• EXERCISE DETAILS: Exactly the lines from the one with "Reproduce this chart with Bokeh." through the one with "from bokeh.resources import INLINE", inclusive, are to be repeated, and the pictures are not.

Charts and diagrams as code

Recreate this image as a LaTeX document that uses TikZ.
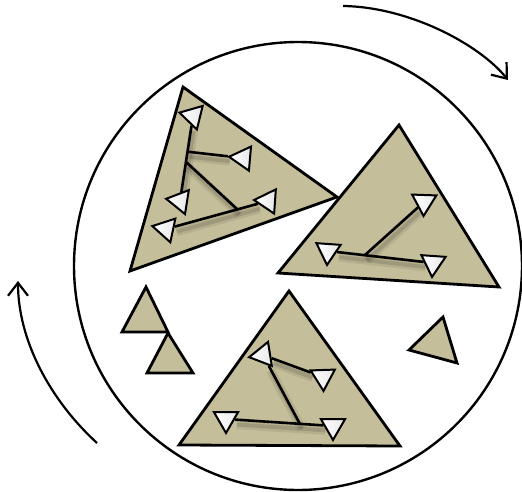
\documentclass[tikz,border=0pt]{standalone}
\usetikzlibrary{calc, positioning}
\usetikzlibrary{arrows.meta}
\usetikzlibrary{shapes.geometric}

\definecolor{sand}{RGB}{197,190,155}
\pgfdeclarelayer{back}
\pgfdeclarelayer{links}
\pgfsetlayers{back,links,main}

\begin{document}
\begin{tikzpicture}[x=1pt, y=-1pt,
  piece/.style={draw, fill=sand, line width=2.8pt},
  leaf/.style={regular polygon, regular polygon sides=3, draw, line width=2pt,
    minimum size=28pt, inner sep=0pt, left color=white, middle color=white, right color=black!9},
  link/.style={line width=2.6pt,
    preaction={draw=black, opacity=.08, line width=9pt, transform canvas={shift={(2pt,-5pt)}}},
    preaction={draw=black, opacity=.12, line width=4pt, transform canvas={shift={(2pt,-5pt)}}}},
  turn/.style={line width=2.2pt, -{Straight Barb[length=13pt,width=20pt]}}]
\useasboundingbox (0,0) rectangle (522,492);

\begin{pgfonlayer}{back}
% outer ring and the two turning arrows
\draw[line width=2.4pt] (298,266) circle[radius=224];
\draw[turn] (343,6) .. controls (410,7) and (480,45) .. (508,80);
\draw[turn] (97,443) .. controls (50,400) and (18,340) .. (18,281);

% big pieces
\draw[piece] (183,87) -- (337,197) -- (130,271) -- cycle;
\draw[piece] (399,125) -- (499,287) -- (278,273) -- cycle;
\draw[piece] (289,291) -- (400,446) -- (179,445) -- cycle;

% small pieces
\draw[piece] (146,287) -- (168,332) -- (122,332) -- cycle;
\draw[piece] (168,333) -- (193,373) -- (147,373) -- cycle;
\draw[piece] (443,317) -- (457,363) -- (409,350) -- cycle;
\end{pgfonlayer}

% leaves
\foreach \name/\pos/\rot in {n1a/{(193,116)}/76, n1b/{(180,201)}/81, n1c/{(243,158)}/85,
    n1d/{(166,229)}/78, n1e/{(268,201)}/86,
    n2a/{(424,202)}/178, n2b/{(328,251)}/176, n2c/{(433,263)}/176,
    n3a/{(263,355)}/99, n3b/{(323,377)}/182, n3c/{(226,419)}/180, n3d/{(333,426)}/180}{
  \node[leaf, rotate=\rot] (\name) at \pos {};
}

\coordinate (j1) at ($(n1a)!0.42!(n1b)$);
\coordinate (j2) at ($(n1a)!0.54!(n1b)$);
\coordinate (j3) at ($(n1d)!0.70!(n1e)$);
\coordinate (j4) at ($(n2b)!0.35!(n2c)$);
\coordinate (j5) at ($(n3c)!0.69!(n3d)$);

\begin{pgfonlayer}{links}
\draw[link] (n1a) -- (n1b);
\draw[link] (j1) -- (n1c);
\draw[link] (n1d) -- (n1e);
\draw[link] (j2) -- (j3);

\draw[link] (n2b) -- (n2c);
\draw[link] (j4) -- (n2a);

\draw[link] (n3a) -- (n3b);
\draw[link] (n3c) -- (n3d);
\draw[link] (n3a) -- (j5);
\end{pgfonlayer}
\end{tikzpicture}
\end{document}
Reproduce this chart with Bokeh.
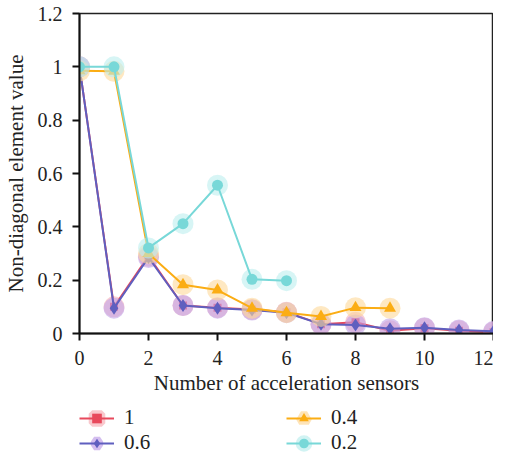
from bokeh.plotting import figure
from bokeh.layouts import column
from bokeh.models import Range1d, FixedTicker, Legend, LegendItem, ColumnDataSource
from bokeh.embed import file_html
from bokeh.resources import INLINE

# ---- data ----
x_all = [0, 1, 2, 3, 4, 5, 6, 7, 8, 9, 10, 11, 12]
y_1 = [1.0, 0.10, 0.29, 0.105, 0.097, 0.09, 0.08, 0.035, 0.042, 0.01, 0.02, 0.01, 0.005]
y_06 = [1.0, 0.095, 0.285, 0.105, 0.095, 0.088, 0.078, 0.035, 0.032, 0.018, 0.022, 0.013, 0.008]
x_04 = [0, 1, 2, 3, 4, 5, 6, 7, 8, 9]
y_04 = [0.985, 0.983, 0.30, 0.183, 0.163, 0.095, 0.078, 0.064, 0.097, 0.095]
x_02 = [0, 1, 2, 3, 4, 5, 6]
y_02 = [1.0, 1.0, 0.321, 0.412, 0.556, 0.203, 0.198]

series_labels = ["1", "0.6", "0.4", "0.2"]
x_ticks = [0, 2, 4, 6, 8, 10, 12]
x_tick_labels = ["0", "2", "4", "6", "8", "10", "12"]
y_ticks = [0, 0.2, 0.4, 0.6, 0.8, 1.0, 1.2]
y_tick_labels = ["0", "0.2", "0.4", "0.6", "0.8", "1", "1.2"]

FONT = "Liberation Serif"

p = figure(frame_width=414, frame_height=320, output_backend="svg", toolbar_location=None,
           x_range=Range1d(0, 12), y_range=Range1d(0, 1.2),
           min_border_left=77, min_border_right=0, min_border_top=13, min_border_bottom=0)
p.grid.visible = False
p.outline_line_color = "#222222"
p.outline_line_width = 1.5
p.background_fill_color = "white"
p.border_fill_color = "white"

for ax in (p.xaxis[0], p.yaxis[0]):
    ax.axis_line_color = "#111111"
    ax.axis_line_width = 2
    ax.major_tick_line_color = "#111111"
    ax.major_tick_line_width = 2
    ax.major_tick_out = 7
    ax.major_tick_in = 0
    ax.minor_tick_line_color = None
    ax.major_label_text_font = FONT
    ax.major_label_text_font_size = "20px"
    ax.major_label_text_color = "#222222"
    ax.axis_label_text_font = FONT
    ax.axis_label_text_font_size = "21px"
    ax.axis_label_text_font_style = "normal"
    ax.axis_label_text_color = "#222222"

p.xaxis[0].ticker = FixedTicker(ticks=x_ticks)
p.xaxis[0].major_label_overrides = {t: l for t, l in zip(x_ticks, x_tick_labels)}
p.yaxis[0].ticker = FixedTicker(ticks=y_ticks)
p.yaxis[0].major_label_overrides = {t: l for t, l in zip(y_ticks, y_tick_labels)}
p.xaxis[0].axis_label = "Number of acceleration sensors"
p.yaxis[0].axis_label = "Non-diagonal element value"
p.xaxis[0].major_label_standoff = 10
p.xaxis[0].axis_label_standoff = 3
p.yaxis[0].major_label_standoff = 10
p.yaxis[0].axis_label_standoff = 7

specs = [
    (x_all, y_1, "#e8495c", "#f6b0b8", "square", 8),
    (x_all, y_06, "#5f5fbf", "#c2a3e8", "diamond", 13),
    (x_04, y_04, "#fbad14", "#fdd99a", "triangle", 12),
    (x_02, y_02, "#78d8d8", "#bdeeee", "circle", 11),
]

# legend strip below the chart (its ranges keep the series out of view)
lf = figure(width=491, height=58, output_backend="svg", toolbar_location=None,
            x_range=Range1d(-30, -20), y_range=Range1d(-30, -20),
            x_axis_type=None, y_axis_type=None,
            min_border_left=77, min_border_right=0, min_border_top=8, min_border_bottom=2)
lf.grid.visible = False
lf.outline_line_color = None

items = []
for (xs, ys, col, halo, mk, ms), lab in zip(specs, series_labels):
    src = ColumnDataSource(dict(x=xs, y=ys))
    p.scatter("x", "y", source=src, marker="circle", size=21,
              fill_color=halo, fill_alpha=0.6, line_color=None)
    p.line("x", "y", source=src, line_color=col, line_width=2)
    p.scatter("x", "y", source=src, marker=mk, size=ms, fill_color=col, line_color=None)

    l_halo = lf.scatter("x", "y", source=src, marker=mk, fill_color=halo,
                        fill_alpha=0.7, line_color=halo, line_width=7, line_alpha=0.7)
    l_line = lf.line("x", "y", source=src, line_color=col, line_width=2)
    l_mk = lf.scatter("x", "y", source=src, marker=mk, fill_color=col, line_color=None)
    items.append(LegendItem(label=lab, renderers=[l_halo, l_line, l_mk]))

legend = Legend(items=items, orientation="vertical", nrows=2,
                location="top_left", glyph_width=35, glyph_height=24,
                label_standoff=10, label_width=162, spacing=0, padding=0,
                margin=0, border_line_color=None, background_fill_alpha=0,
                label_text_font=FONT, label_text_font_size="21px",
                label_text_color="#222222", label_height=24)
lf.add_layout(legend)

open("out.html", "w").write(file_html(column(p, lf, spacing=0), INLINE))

• THE COMPLETED TASK:
Reproduce this chart with Bokeh.
from bokeh.plotting import figure
from bokeh.layouts import column
from bokeh.models import Range1d, FixedTicker, Legend, LegendItem, ColumnDataSource
from bokeh.embed import file_html
from bokeh.resources import INLINE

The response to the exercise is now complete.